Au cours de la dernière année, l’équipe a surtout étudié des échantillons recueillis dans le Nunatsiavut lors d’une expédition sur le terrain en 2016. La caractérisation pétrologique a été réalisée à Ottawa et les analyses spectroscopiques du graphite ont été effectuées à Londres, au Royaume-Uni.
Des fluides à l’origine de la formation des roches
« On a étudié le graphite présent dans trois échantillons de roches sédimentaires chimiques datant d’il y a environ 3,9 milliards d’années. Selon l’analyse spectroscopique, le graphite se serait formé à partir de fluides métamorphiques (à des températures supérieures à 500 °C) plutôt qu’à partir de processus nécessitant l’action de bactéries », explique le professeur O’Neil.

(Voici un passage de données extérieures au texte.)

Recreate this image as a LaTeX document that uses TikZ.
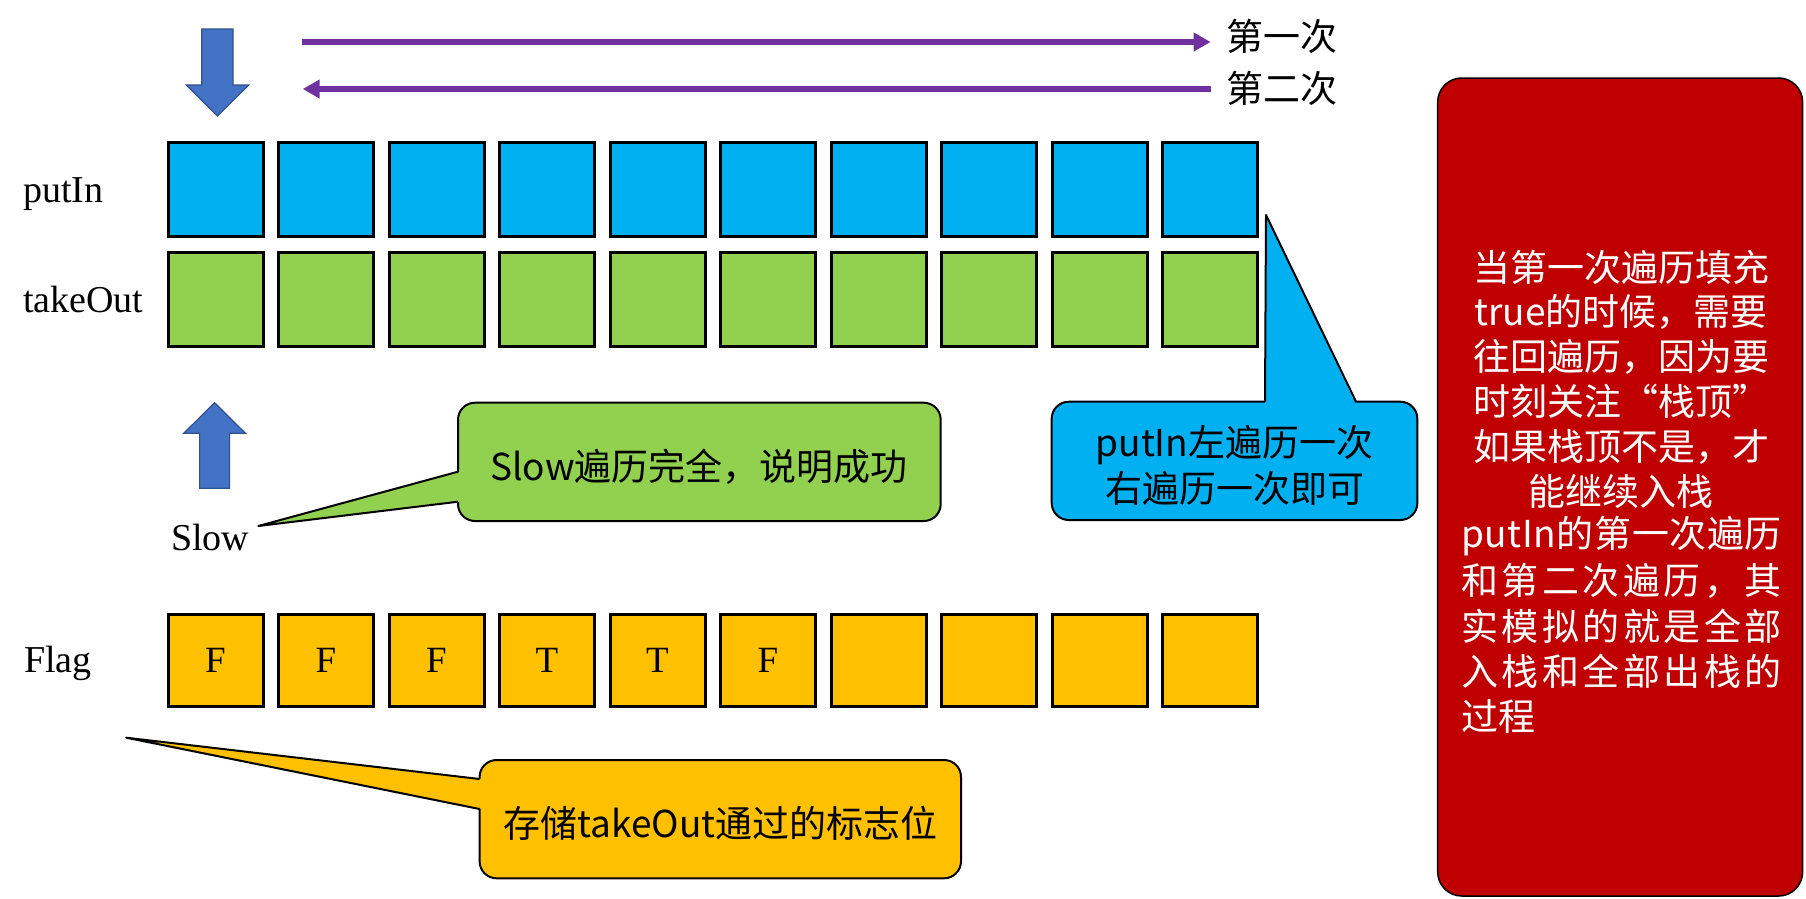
\documentclass[tikz,border=0pt]{standalone}
\usepackage{fontspec}
\setmainfont{Liberation Serif}
\newfontfamily\cjk{Noto Sans CJK SC}
\usetikzlibrary{arrows.meta}
\definecolor{cellblue}{HTML}{00B0F0}
\definecolor{cellgreen}{HTML}{92D050}
\definecolor{cellyellow}{HTML}{FFC000}
\definecolor{boxred}{HTML}{C00000}
\definecolor{arrowpurple}{HTML}{7030A0}
\definecolor{blockblue}{HTML}{4472C4}
\definecolor{blockedge}{HTML}{2F528F}
\tikzset{
  cellbox/.style={draw=black, line width=3pt, minimum width=95pt, minimum height=94.6pt, inner sep=0pt, font=\fontsize{37}{40}\selectfont},
  rowlabel/.style={inner sep=0pt, anchor=base west, font=\fontsize{38}{44}\selectfont},
  cjktext/.style={inner sep=0pt, font=\cjk\fontsize{37}{44}\selectfont},
  notetext/.style={cjktext, text=white},
  calloutbox/.style={draw=black, line width=2pt, rounded corners=17pt, inner sep=0pt},
  pointerline/.style={draw=black, line width=2pt, line join=round},
  blockarrow/.style={fill=blockblue, draw=blockedge, line width=1.2pt},
  passarrow/.style={draw=arrowpurple, line width=6pt, -{Triangle[length=17pt,width=18pt]}},
}
\begin{document}
\begin{tikzpicture}[x=1pt,y=-1pt]
\useasboundingbox (0,0) rectangle (1806,898);

% cell rows
\foreach \i in {0,...,9} {
  \node[cellbox, fill=cellblue] (p\i) at ({215.5+110.5*\i},189.5) {};
  \node[cellbox, fill=cellgreen] (t\i) at ({215.5+110.5*\i},299.5) {};
}
\foreach \i/\v in {0/F,1/F,2/F,3/T,4/T,5/F,6/,7/,8/,9/} {
  \node[cellbox, fill=cellyellow, minimum height=92.5pt] (f\i) at ({215.5+110.5*\i},660.5) {\v};
}

% row labels
\node[rowlabel] (lput) at (23,202.7) {putIn};
\node[rowlabel] (ltake) at (23,312.3) {takeOut};
\node[rowlabel] (lflag) at (24,672.7) {Flag};
\node[rowlabel] (lslow) at (171,550) {Slow};

% block arrows
\draw[blockarrow] (201.8,29) -- (233,29) -- (233,85) -- (248.7,85) -- (217.4,116) -- (186.2,85) -- (201.8,85) -- cycle;
\draw[blockarrow] (199.6,488.3) -- (229.6,488.3) -- (229.6,433.3) -- (245.5,433.3) -- (214.6,402.7) -- (183.7,433.3) -- (199.6,433.3) -- cycle;

% pass arrows
\node[cjktext, anchor=west] (first) at (1226,36.7) {第一次};
\node[cjktext, anchor=west] (second) at (1226,88.8) {第二次};
\coordinate (a1s) at (301.8,42);
\coordinate (a1e) at (1210.6,42);
\draw[passarrow] (a1s) -- (a1e);
\coordinate (a2s) at (1210.6,89);
\coordinate (a2e) at (302.7,89);
\draw[passarrow] (a2s) -- (a2e);

% green callout
\node[calloutbox, fill=cellgreen, minimum width=482.7pt, minimum height=118.3pt] (gbox) at (699.35,461.85) {};
\fill[cellgreen] (461,471.7) -- (258.3,526) -- (461,501.7) -- cycle;
\draw[pointerline] (458,471.7) -- (258.3,526) -- (458,501.7);
\node[cjktext] (gtext) at (699,466.7) {Slow遍历完全，说明成功};

% blue callout
\node[calloutbox, fill=cellblue, minimum width=365.6pt, minimum height=118.3pt] (bbox) at (1234.5,460.85) {};
\fill[cellblue] (1265,404.5) -- (1266,215) -- (1356,404.5) -- cycle;
\draw[pointerline] (1265,401.7) -- (1266,215) -- (1356,401.7);
\node[cjktext] (btext1) at (1234.5,445) {putIn左遍历一次};
\node[cjktext] (btext2) at (1234.5,488.3) {右遍历一次即可};

% yellow callout
\node[calloutbox, fill=cellyellow, minimum width=481.4pt, minimum height=118.3pt] (ybox) at (720.3,819.15) {};
\fill[cellyellow] (482.5,779) -- (126.3,737.7) -- (482.5,809) -- cycle;
\draw[pointerline] (479.6,779) -- (126.3,737.7) -- (479.6,809);
\node[cjktext] (ytext) at (720.7,823.3) {存储takeOut通过的标志位};

% red note
\node[draw=black, line width=1.5pt, fill=boxred, rounded corners=24pt, minimum width=364.9pt, minimum height=818pt, inner sep=0pt] (note) at (1620.15,487) {};
\node[notetext] (r1) at (1621,267) {当第一次遍历填充};
\node[notetext] (r2) at (1621,311.9) {true的时候，需要};
\node[notetext] (r3) at (1621,356.8) {往回遍历，因为要};
\node[notetext] (r4) at (1621,401.7) {时刻关注“栈顶”};
\node[notetext] (r5) at (1621,446.6) {如果栈顶不是，才};
\node[notetext] (r6) at (1621,491.5) {能继续入栈};
\node[notetext] (r7) at (1621.5,536.4) {\makebox[321pt][s]{p\hfill u\hfill t\hfill I\hfill n\hfill 的\hfill 第\hfill 一\hfill 次\hfill 遍\hfill 历}};
\node[notetext] (r8) at (1621.5,581.3) {\makebox[321pt][s]{和\hfill 第\hfill 二\hfill 次\hfill 遍\hfill 历\hfill ，\hfill 其}};
\node[notetext] (r9) at (1621.5,626.2) {\makebox[321pt][s]{实\hfill 模\hfill 拟\hfill 的\hfill 就\hfill 是\hfill 全\hfill 部}};
\node[notetext] (r10) at (1621.5,671.1) {\makebox[321pt][s]{入\hfill 栈\hfill 和\hfill 全\hfill 部\hfill 出\hfill 栈\hfill 的}};
\node[notetext, anchor=west] (r11) at (1461,716) {过程};
\end{tikzpicture}
\end{document}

L’étude montre que le graphite présent dans les roches peut s’être formé en l’absence de vie organique, possiblement grâce à un processus d’extraction du carbone. Le degré de cristallisation du graphite correspond au degré de métamorphisme des roches, ce qui indique que le métamorphisme influence la préservation et le changement des matières à base de carbone.
L’étude, intitulée « Abiotic synthesis of graphitic carbons in the Eoarchean Saglek-Hebron metasedimentary rocks » (synthèse abiotique du graphite dans les roches métasédimentaires de Saglek-Hebron formées à l’ère de l’Éoarchéen), a été publiée dans la revue Nature Communications.